Signature: Thank you! Anne Woods

Male Luna Moth

Male Luna Moth

Dear Anne,
This is a male Giant Silkmoth in the family Saturniidae, and we are relatively certain it is a Luna Moth, and because of the feathery antennae, we believe this to be a male Luna Moth.  We got tremendous amusement from your letter because of your friend’s claim that it was eating wasps.  We are also amused that you made a point of stating that it does have a mouth, which implies that there is some reason to believe it doesn’t have a mouth.  According to all the material we have ever read regarding members of the family Saturniidae, “Adults do not feed” as is stated on BugGuide.  According to Encyclopedia Britannica:  “Adults have reduced, or vestigial, mouthparts, and many never feed.”  We were surprised to read that because based on that statement, some members of the family might feed.  We decided to dig deeper to search for reputable websites that confirm what we have known for many years.  According to the Study of Northern Virginia Ecology website which was developed for use by elementary age students in Northern Virginia to learn more about their local ecology:  “Adult Luna Moths don’t eat; in fact, they don’t even have a mouth.”  According to the North Carolina Museum of Natural Sciences:  “They don’t feed at all as adults and instead depend on food they store as caterpillars to survive.”  According to Live Science:  “The adult Luna moth, for instance, doesn’t even have a mouth.”  According to the Habitat Herald Newsletter of the Loudoun Wildlife Conservancy:  “Luna Moths have no mouths, so they do not eat in this stage.”  We are also wondering why your friend would be circulating an image from this angle, because though it is still an interesting image, a dorsal view is ideal for displaying the beauty of the Luna Moth, which many people consider the loveliest North American insect.  Please ask your friend to provide any documentation of this Luna Moth eating wasps, because that image is sure to rock the world of biology to its very core.

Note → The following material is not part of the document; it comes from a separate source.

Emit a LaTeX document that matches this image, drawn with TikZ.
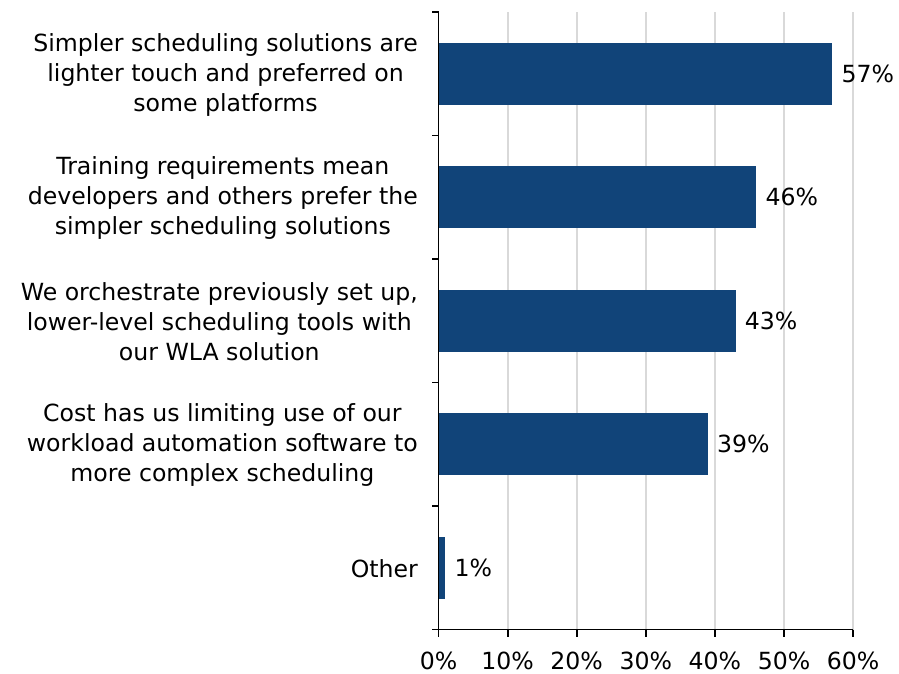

What's That Bug? does not endorse extermination

Subject: Green caterpillar with spikes
Location: Limpopo, South Africa
March 30, 2014 11:15 pm
My mother is trying to idenify this caterpillar. It is green with spikes onthe back. She lives om a farm near Musina in Limpopo Province, South Africa
Signature: Curious

What's that Silkworm???

What’s that Silkworm???

Dear Curious,
We are a bit excited that your Silkworm looks very much like the first South African species we researched, the African Moon Moth,
Argema mimosae.  The caterpillar of Argema mimosae resembles your caterpillar, since both have double rows of horns, what we suspect to be an uncommon feature.  This image on FlickR shows the distinctive intersegmental zones.  The imago is one of the loveliest and most elegant Giant Silkmoths in South Africa.

After your email I did a quick search. It looks like it is the African Moon Moth Caterpillar (Argema mimosae)

What's That Bug? does not endorse extermination

Subject: What’s my monster green kite
Location: Eastern PA, USA
July 12, 2013 5:29 pm
Please help me identify this most unusual bug which appeared on the meter of my house in eastern PA
Signature: Chris

Male Luna Moth

Male Luna Moth

Hi Chris,
Your colorful subject line caught our attention.  This is a male Luna Moth, and it is most likely a second generation that eclosed from a caterpillar that was produced by Luna Moths that emerged from their cocoons earlier this past spring.  Luna Moths do not feed as adults, and they only survive a few days, long enough to mate and lay eggs for a future generation.